At last month’s D.C. Jazz Loft Series at the DC Jazz Fest, hundreds of you braved massive heat to hear some of the city’s top acts double-billing with major musical innovators from New York City. We were thrilled by the enthusiastic response those shows received.
Prior to the June festival shows, CapitalBop hosted a number of smaller-scale D.C. Jazz Lofts on a monthly basis, and we’re getting back to it. This Sunday, three of D.C.’s most original and captivating jazz combos will share their singular sounds at July’s D.C. Jazz Loft. Then the floor at Red Door will open up into a free-jazz jam.
For the first four lofts, we closed things out with the U Street All-Stars, a hard-bop and bebop ensemble. At the very end of the night, anyone who wanted to bring their ax and join in on some jazz standards was welcome. In my humble opinion, the night-ending jam session was usually the most exciting part of the loft.
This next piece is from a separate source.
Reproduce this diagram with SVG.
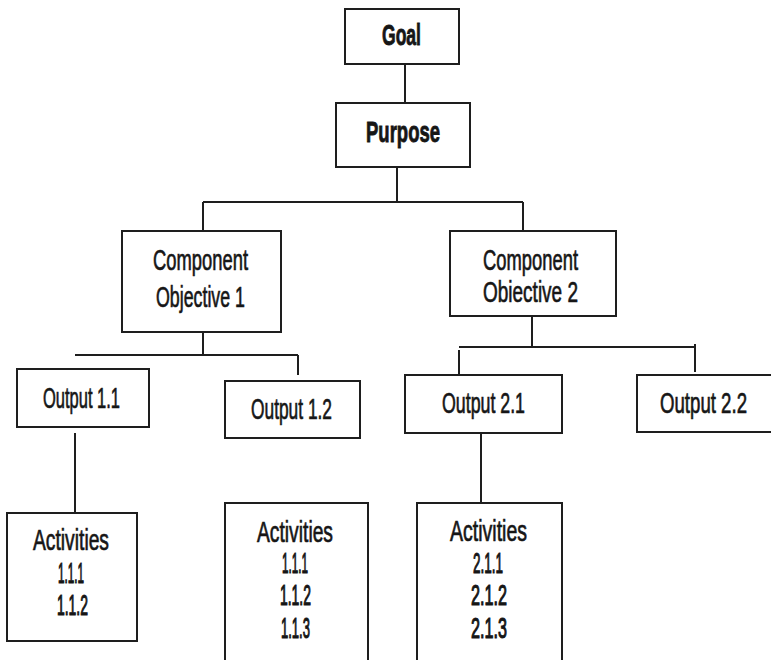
<svg xmlns="http://www.w3.org/2000/svg" width="771" height="660" viewBox="0 0 771 660">
  <style>
    .box { fill: #ffffff; stroke: #1e1e1e; stroke-width: 2; }
    .conn { stroke: #1e1e1e; stroke-width: 2; fill: none; }
    .lbl { font-family: "Liberation Sans", Arial, sans-serif; font-size: 30px; fill: #161616; stroke: #161616; stroke-width: 0.7px; }
    .bold { font-weight: bold; stroke-width: 0.9px; }
    .num { stroke-width: 1.2px; }
  </style>
  <rect width="771" height="660" fill="#ffffff"/>

  <!-- connectors -->
  <g id="connectors" class="conn">
    <line x1="405" y1="64" x2="405" y2="103"/>
    <line x1="397" y1="167" x2="397" y2="202"/>
    <line x1="203" y1="202" x2="523" y2="202"/>
    <line x1="203" y1="202" x2="203" y2="231"/>
    <line x1="523" y1="202" x2="523" y2="231"/>
    <line x1="203" y1="328" x2="203" y2="355"/>
    <line x1="75" y1="355" x2="298" y2="355"/>
    <line x1="298" y1="355" x2="298" y2="375"/>
    <line x1="532" y1="316" x2="532" y2="347"/>
    <line x1="459" y1="347" x2="695" y2="347"/>
    <line x1="459" y1="350" x2="459" y2="375"/>
    <line x1="695" y1="344" x2="695" y2="372"/>
    <line x1="75" y1="433" x2="75" y2="513"/>
    <line x1="481" y1="433" x2="481" y2="503"/>
  </g>

  <g id="goal">
    <rect class="box" x="345" y="9" width="114" height="55"/>
    <text class="lbl bold" x="382" y="45" textLength="39" lengthAdjust="spacingAndGlyphs">Goal</text>
  </g>

  <g id="purpose">
    <rect class="box" x="336" y="103" width="134" height="64"/>
    <text class="lbl bold" x="366" y="142" textLength="74" lengthAdjust="spacingAndGlyphs">Purpose</text>
  </g>

  <g id="component-1">
    <rect class="box" x="122" y="231" width="159" height="101"/>
    <text class="lbl" x="153" y="270" textLength="95" lengthAdjust="spacingAndGlyphs">Component</text>
    <text class="lbl" x="156" y="307" textLength="89" lengthAdjust="spacingAndGlyphs">Objective 1</text>
  </g>

  <g id="component-2">
    <rect class="box" x="450" y="231" width="166" height="85"/>
    <text class="lbl" x="483" y="270" textLength="95" lengthAdjust="spacingAndGlyphs">Component</text>
    <text class="lbl" x="483" y="302" textLength="95" lengthAdjust="spacingAndGlyphs">Obiective 2</text>
  </g>

  <g id="output-1-1">
    <rect class="box" x="17" y="369" width="132" height="58"/>
    <text class="lbl" x="43" y="408" textLength="77" lengthAdjust="spacingAndGlyphs">Output 1.1</text>
  </g>

  <g id="output-1-2">
    <rect class="box" x="225" y="381" width="135" height="57"/>
    <text class="lbl" x="251" y="419" textLength="81" lengthAdjust="spacingAndGlyphs">Output 1.2</text>
  </g>

  <g id="output-2-1">
    <rect class="box" x="405" y="375" width="157" height="58"/>
    <text class="lbl" x="442" y="413" textLength="83" lengthAdjust="spacingAndGlyphs">Output 2.1</text>
  </g>

  <g id="output-2-2">
    <rect class="box" x="637" y="375" width="140" height="57"/>
    <text class="lbl" x="660" y="413" textLength="87" lengthAdjust="spacingAndGlyphs">Output 2.2</text>
  </g>

  <g id="activities-1-1">
    <rect class="box" x="7" y="513" width="130" height="128"/>
    <text class="lbl" x="33" y="550" textLength="76" lengthAdjust="spacingAndGlyphs">Activities</text>
    <text class="lbl num" x="58" y="583" textLength="26" lengthAdjust="spacingAndGlyphs">1.1.1</text>
    <text class="lbl num" x="57" y="615" textLength="31" lengthAdjust="spacingAndGlyphs">1.1.2</text>
  </g>

  <g id="activities-1-2">
    <rect class="box" x="225" y="503" width="143" height="170"/>
    <text class="lbl" x="257" y="542" textLength="76" lengthAdjust="spacingAndGlyphs">Activities</text>
    <text class="lbl num" x="282" y="573" textLength="26" lengthAdjust="spacingAndGlyphs">1.1.1</text>
    <text class="lbl num" x="280" y="605" textLength="31" lengthAdjust="spacingAndGlyphs">1.1.2</text>
    <text class="lbl num" x="281" y="638" textLength="29" lengthAdjust="spacingAndGlyphs">1.1.3</text>
  </g>

  <g id="activities-2-1">
    <rect class="box" x="417" y="503" width="145" height="170"/>
    <text class="lbl" x="450" y="541" textLength="77" lengthAdjust="spacingAndGlyphs">Activities</text>
    <text class="lbl num" x="473" y="573" textLength="30" lengthAdjust="spacingAndGlyphs">2.1.1</text>
    <text class="lbl num" x="471" y="605" textLength="36" lengthAdjust="spacingAndGlyphs">2.1.2</text>
    <text class="lbl num" x="471" y="638" textLength="36" lengthAdjust="spacingAndGlyphs">2.1.3</text>
  </g>
</svg>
This month, the District’s foremost saxophone phoneticist, Brian Settles, will head up a different kind of open jam session: this time it’s free jazz. We hope that any and all musicians who are interested will come participate in the collective sound exploration — no “fake book,” no planning, just improvisation. And to all you music lovers who don’t play instruments: Come grab a front-row seat to the spontaneous combustion.
It’ll be a full night of music; below is an overview of the three groups that will perform at the loft, before the jam session heats up.
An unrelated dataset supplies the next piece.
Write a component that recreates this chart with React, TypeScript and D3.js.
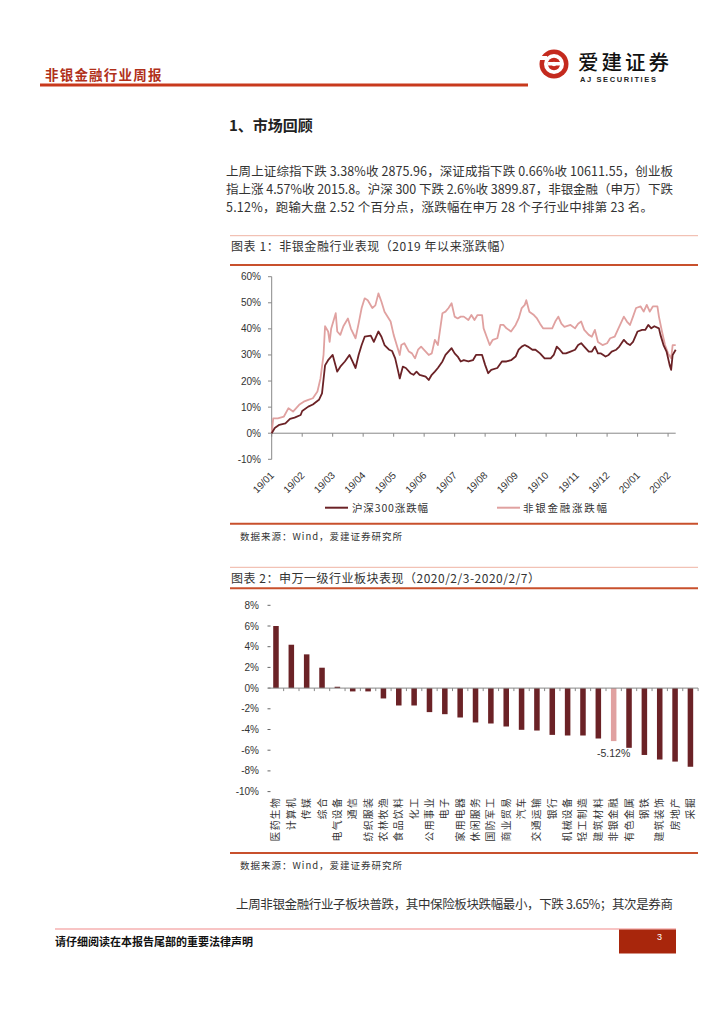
import React from 'react';
import * as d3 from 'd3';

// ---- Chart 1 data: cumulative change since 2019 (%), by trading-day index ----
const hs300Day = [0, 2, 5, 9, 12, 15, 19, 20, 24, 27, 31, 33, 35, 37, 40, 43, 45, 48, 51, 53, 55, 57, 59, 61, 65, 67, 69, 70, 72, 74, 77, 79, 81, 83, 84, 86, 88, 91, 93, 95, 97, 101, 103, 105, 107, 109, 112, 114, 118, 120, 122, 124, 126, 129, 132, 134, 138, 140, 142, 144, 148, 151, 154, 157, 160, 162, 164, 166, 168, 171, 173, 176, 179, 183, 185, 187, 189, 191, 193, 196, 199, 201, 203, 205, 208, 210, 212, 214, 216, 219, 221, 223, 226, 228, 231, 233, 235, 237, 240, 243, 245, 247, 249, 251, 254, 255, 257, 259, 261, 262, 263, 265];
const hs300Pct = [0, 2, 3.2, 3.8, 5.5, 6, 7, 8.5, 10.2, 11, 12.8, 15.3, 26, 28, 30, 23.6, 25.5, 27.5, 30, 27.5, 25, 30, 33.8, 37, 37.4, 35, 37.7, 39, 37, 33.8, 32, 31.5, 28.7, 23.6, 21, 25.5, 25, 23, 22.4, 23.6, 22.4, 21.7, 20.4, 22.4, 23.6, 25, 27.5, 30, 32.6, 30.6, 29.4, 27.5, 28, 27.5, 28, 30, 30, 26.2, 23, 24.3, 25, 27.5, 27.5, 28, 29.4, 32, 33.2, 33.8, 33.2, 32, 32, 30.6, 28.7, 28.7, 30, 33.2, 32, 30.6, 30.6, 31.3, 32, 33.8, 34.5, 33.2, 31.3, 31.3, 33.2, 30.6, 30.6, 29.4, 30, 31.3, 32, 33.2, 35.8, 34.5, 33.8, 35, 39, 39.6, 39.6, 41.5, 40.2, 41, 40.2, 37.7, 33.8, 31.3, 26.2, 24.3, 30, 32];
const finDay = [0, 1, 4, 8, 11, 14, 18, 21, 24, 27, 30, 32, 34, 35, 37, 38, 39, 42, 43, 45, 47, 50, 52, 55, 57, 59, 61, 63, 66, 68, 70, 72, 74, 78, 80, 82, 84, 85, 87, 90, 92, 94, 96, 98, 101, 103, 105, 107, 109, 112, 114, 116, 118, 120, 122, 124, 126, 129, 131, 133, 135, 138, 139, 141, 143, 145, 148, 150, 152, 154, 157, 160, 162, 164, 166, 167, 169, 172, 174, 176, 178, 180, 184, 186, 188, 190, 192, 196, 199, 201, 203, 205, 208, 210, 212, 214, 217, 220, 222, 225, 227, 231, 233, 235, 237, 239, 242, 244, 246, 248, 250, 253, 254, 256, 258, 260, 262, 263, 265];
const finPct = [0, 5.7, 5.7, 6.4, 9.6, 8.3, 10.9, 12.1, 12.8, 13.4, 16, 21, 30, 41, 39, 35, 40, 46, 39, 37.7, 41, 44, 40, 36.4, 42, 48, 51.7, 51, 48, 49, 53.6, 50.4, 46.6, 42.8, 37.7, 33.8, 30, 33.8, 34.5, 31.3, 30.6, 28.7, 32, 33.2, 31.3, 30, 30.6, 35.8, 33.8, 46, 46.6, 48, 49.8, 44.7, 44, 44.7, 44.7, 43.4, 45.3, 43.4, 45.3, 45.3, 40.2, 37, 33.8, 35.8, 36.4, 41.5, 41.5, 40.2, 39, 41.5, 44, 48, 49.2, 51, 46.6, 45.3, 44, 42, 40.2, 40.2, 40.2, 42.8, 44.7, 42, 40.8, 41.5, 40.2, 42, 42.8, 39.6, 37.7, 37, 39.6, 35, 33.8, 34.5, 36.4, 37, 39.6, 44.7, 42.8, 41.5, 44.7, 48, 48.6, 46.6, 49.2, 46.6, 48.6, 48.6, 44.7, 39, 33.8, 30.6, 28.7, 33.8, 33.8];
const xTickLabels = ['19/01', '19/02', '19/03', '19/04', '19/05', '19/06', '19/07', '19/08', '19/09', '19/10', '19/11', '19/12', '20/01', '20/02'];
const yTicks1 = [60, 50, 40, 30, 20, 10, 0, -10];
const seriesNames = ['沪深300涨跌幅', '非银金融涨跌幅'];

// ---- Chart 2 data: SW level-1 industries weekly change (%) ----
const industries = ['医药生物', '计算机', '传媒', '综合', '电气设备', '通信', '纺织服装', '农林牧渔', '食品饮料', '化工', '公用事业', '电子', '家用电器', '休闲服务', '国防军工', '商业贸易', '汽车', '交通运输', '银行', '机械设备', '轻工制造', '建筑材料', '非银金融', '有色金属', '钢铁', '建筑装饰', '房地产', '采掘'];
const weeklyChange = [6.0, 4.19, 3.26, 1.97, 0.13, -0.32, -0.32, -1.0, -1.68, -1.68, -2.32, -2.52, -2.84, -3.32, -3.42, -3.71, -4.03, -4.1, -4.52, -4.58, -4.58, -4.87, -5.12, -5.77, -6.46, -6.9, -7.1, -7.6];
const yTicks2 = [8, 6, 4, 2, 0, -2, -4, -6, -8, -10];
const highlight = '非银金融';

const para1 = [
  '上周上证综指下跌 3.38%收 2875.96，深证成指下跌 0.66%收 10611.55，创业板',
  '指上涨 4.57%收 2015.8。沪深 300 下跌 2.6%收 3899.87，非银金融（申万）下跌',
  '5.12%，跑输大盘 2.52 个百分点，涨跌幅在申万 28 个子行业中排第 23 名。',
];
const para2 = '上周非银金融行业子板块普跌，其中保险板块跌幅最小，下跌 3.65%；其次是券商';

const CJK = '"Noto Sans CJK SC", "Noto Sans", sans-serif';
const SANS = '"Liberation Sans", Arial, sans-serif';
const DARK = '#6b2226';
const LIGHT = '#e0a1a0';
const RULE = '#c8502c';
const TXT = '#333333';

export default function App() {
  // chart 1 scales
  const x1 = d3.scaleLinear().domain([0, 265]).range([271.7, 675.7]);
  const y1 = d3.scaleLinear().domain([-10, 60]).range([459.3, 276.7]);
  const mk = (days: number[], vals: number[]) =>
    d3.line<[number, number]>().x((d) => x1(d[0])).y((d) => y1(d[1]))(days.map((d, i) => [d, vals[i]] as [number, number])) || '';
  const hsPath = mk(hs300Day, hs300Pct);
  const finPath = mk(finDay, finPct);
  const tickDays = xTickLabels.map((_, i) => i * 20);

  // chart 2 scales
  const x2 = d3.scaleBand<string>().domain(industries).range([268.3, 698.1]).paddingInner(0.64).paddingOuter(0.32);
  const y2 = d3.scaleLinear().domain([-10, 8]).range([791.6, 605.3]);
  const step = x2.step();
  const x2start = 268.3;
  const hiVal = weeklyChange[industries.indexOf(highlight)];

  return (
    <svg width={724} height={1024} style={{ position: 'absolute', left: 0, top: 0, background: '#fff' }}>
      {/* header */}
      <text x={45} y={80} fontFamily={CJK} fontSize={13.5} fontWeight={700} fill="#b0301a" letterSpacing={1.2}>非银金融行业周报</text>
      <line x1={40} x2={528} y1={85} y2={85} stroke="#c8391c" strokeWidth={3} />
      <g>
        <circle cx={554} cy={64} r={14.5} fill="#c42a1e" />
        <circle cx={554} cy={64} r={10} fill="#fff" />
        <circle cx={554} cy={64} r={6.2} fill="#c42a1e" />
        <rect x={548} y={62} width={14} height={3.5} fill="#fff" />
        <rect x={539} y={56} width={8} height={4} fill="#fff" />
        <circle cx={554} cy={64} r={2.2} fill="#fff" />
      </g>
      <text x={578} y={70} fontFamily={CJK} fontSize={20.5} fontWeight={500} fill="#111" letterSpacing={3}>爱建证券</text>
      <text x={580} y={82} fontFamily={SANS} fontSize={7.5} fontWeight={700} fill="#222" letterSpacing={1.6}>AJ SECURITIES</text>

      {/* section title */}
      <text x={229} y={131} fontFamily={CJK} fontSize={15} fontWeight={700} fill="#222">1、市场回顾</text>

      {/* paragraph */}
      {para1.map((t, i) => (
        <text key={i} x={226} y={176 + i * 18} fontFamily={CJK} fontSize={12.5} fill={TXT}
          textLength={i < 2 ? 447 : 427} lengthAdjust="spacing">{t}</text>
      ))}

      {/* chart 1 frame */}
      <line x1={230} x2={698} y1={235.7} y2={235.7} stroke="#efb3a3" strokeWidth={1} />
      <text x={231} y={251} fontFamily={CJK} fontSize={12} fill={TXT} textLength={281} lengthAdjust="spacing">图表 1：非银金融行业表现（2019 年以来涨跌幅）</text>
      <line x1={230} x2={698} y1={265} y2={265} stroke={RULE} strokeWidth={2} />

      {/* chart 1 axes */}
      <line x1={271.7} x2={271.7} y1={y1(60)} y2={y1(-10)} stroke="#888" strokeWidth={1} />
      {yTicks1.map((v) => (
        <g key={v}>
          <line x1={268} x2={271.7} y1={y1(v)} y2={y1(v)} stroke="#888" />
          <text x={261} y={y1(v) + 3.5} textAnchor="end" fontFamily={SANS} fontSize={10} fill={TXT}>{v}%</text>
        </g>
      ))}
      <line x1={271.7} x2={675.7} y1={y1(0)} y2={y1(0)} stroke="#888" strokeWidth={1} />
      {tickDays.map((d, i) => (
        <g key={i}>
          <line x1={x1(d)} x2={x1(d)} y1={y1(0)} y2={y1(0) + 3.5} stroke="#888" />
          <text transform={`translate(${x1(d) + 3},${476}) rotate(-45)`} textAnchor="end" fontFamily={SANS} fontSize={10} fill={TXT}>{xTickLabels[i]}</text>
        </g>
      ))}
      <path d={finPath} fill="none" stroke={LIGHT} strokeWidth={1.8} strokeLinejoin="round" />
      <path d={hsPath} fill="none" stroke={DARK} strokeWidth={1.8} strokeLinejoin="round" />

      {/* legend */}
      <line x1={325} x2={348} y1={507.7} y2={507.7} stroke={DARK} strokeWidth={2} />
      <text x={352} y={511.5} fontFamily={CJK} fontSize={10.5} fill={TXT} textLength={76} lengthAdjust="spacing">{seriesNames[0]}</text>
      <line x1={497} x2={520} y1={507.7} y2={507.7} stroke={LIGHT} strokeWidth={2} />
      <text x={523} y={511.5} fontFamily={CJK} fontSize={10.5} fill={TXT} textLength={84} lengthAdjust="spacing">{seriesNames[1]}</text>
      <line x1={230} x2={698} y1={523.7} y2={523.7} stroke={RULE} strokeWidth={2} />
      <text x={240} y={540} fontFamily={CJK} fontSize={9.5} fill={TXT} textLength={162} lengthAdjust="spacing">数据来源：Wind，爱建证券研究所</text>

      {/* chart 2 frame */}
      <line x1={230} x2={698} y1={567.3} y2={567.3} stroke="#efb3a3" strokeWidth={1} />
      <text x={231} y={583} fontFamily={CJK} fontSize={12} fill={TXT} textLength={309} lengthAdjust="spacing">图表 2：申万一级行业板块表现（2020/2/3-2020/2/7）</text>
      <line x1={230} x2={698} y1={588.3} y2={588.3} stroke={RULE} strokeWidth={2} />

      {yTicks2.map((v) => (
        <g key={v}>
          <line x1={267.5} x2={270.5} y1={y2(v)} y2={y2(v)} stroke="#666" />
          <text x={259} y={y2(v) + 3.5} textAnchor="end" fontFamily={SANS} fontSize={10} fill={TXT}>{v}%</text>
        </g>
      ))}
      {industries.map((name, i) => {
        const v = weeklyChange[i];
        const bx = x2(name) as number;
        return (
          <rect key={name} x={bx} width={x2.bandwidth()} y={y2(Math.max(0, v))} height={Math.abs(y2(v) - y2(0))}
            fill={name === highlight ? LIGHT : DARK} />
        );
      })}
      <line x1={x2start} x2={698.1} y1={y2(0)} y2={y2(0)} stroke="#888" strokeWidth={1} />
      {industries.map((_, i) => (
        <line key={i} x1={x2start + (i + 1) * step} x2={x2start + (i + 1) * step} y1={y2(0)} y2={y2(0) + 3} stroke="#888" />
      ))}
      {industries.map((name) => {
        const cx = (x2(name) as number) + x2.bandwidth() / 2;
        return (
          <text key={name} transform={`translate(${cx + 3.5},${797}) rotate(-90)`} textAnchor="end" fontFamily={CJK} fontSize={9.8} letterSpacing={1.3} fill={TXT}>{name}</text>
        );
      })}
      <text x={(x2(highlight) as number) + x2.bandwidth() / 2} y={y2(hiVal) + 16} textAnchor="middle" fontFamily={SANS} fontSize={10.5} fill={TXT}>
        {hiVal.toFixed(2)}%
      </text>
      <line x1={230} x2={698} y1={853} y2={853} stroke={RULE} strokeWidth={2} />
      <text x={240} y={869} fontFamily={CJK} fontSize={9.5} fill={TXT} textLength={162} lengthAdjust="spacing">数据来源：Wind，爱建证券研究所</text>

      {/* second paragraph */}
      <text x={236} y={909} fontFamily={CJK} fontSize={12.5} fill={TXT} textLength={437} lengthAdjust="spacing">{para2}</text>

      {/* footer */}
      <line x1={55} x2={676} y1={929} y2={929} stroke="#f28a8a" strokeWidth={1.2} />
      <rect x={619} y={929.5} width={57} height={24} fill="#a8260c" />
      <text x={657} y={940} fontFamily={SANS} fontSize={9} fill="#fff">3</text>
      <text x={55} y={946} fontFamily={CJK} fontSize={11} fontWeight={700} fill="#111">请仔细阅读在本报告尾部的重要法律声明</text>
    </svg>
  );
}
The Jolley Brothers headlined a show at Red Door during the loft series at the festival last month, and they brought down the house. Keyboardist Noble Jolley and drummer Nate swing hard, but they often blend their bebop impulses with neo-soul and hip hop. The result is a head-bobbing, ear-catching tumble through the past 50 years of American music — right up through today. At the loft, they’ll appear in a trio setting.
Reginald Cyntje Group
At the May D.C. Jazz Loft, a much smaller version of the U Street All-Stars closed things out. In fact, the group (typically a nine-piece ensemble) was just a trio. Not only that, it was a trombone trio — not something you hear every day. What could have been a flop turned out to be an unforgettable performance, thanks to Reginald Cyntje’s warm, commanding trombone tone and inventive lyricism. Cyntje is a native of the U.S. Virgin Islands, and he’s been transfusing the joyful musical tradition of his Caribbean homeland into D.C.’s bebop-dominated jazz scene for many years. He recently completed the recording of his debut album as a leader, and from the early indications, it seems poised to be a bold statement. He performs at the loft with a quartet.
Brian Settles-Jeremy Carlstedt Duo
The afore-praised Brian Settles, a constantly inventive saxophonist whose quavering, questioning tone is instantly recognizable, teams up here with drummer Jeremy Carlstedt for a duo performance from the vanguard. Carlstedt is one fifth of the band on Settles’ new album, Secret Handshake, which is a gem (we’ll be posting more about that in the coming days). Settles has performed at previous lofts in a trio and solo-sax setting, and this duo show will fill the gap — the other two shows he’s done at the loft have drawn wild audience response, so this one will surely be a thrill.
The D.C. Jazz Loft starts at 7 p.m. on Sunday, July 10, and runs until 11 p.m. It will be held at Red Door, at 443 I St. NW.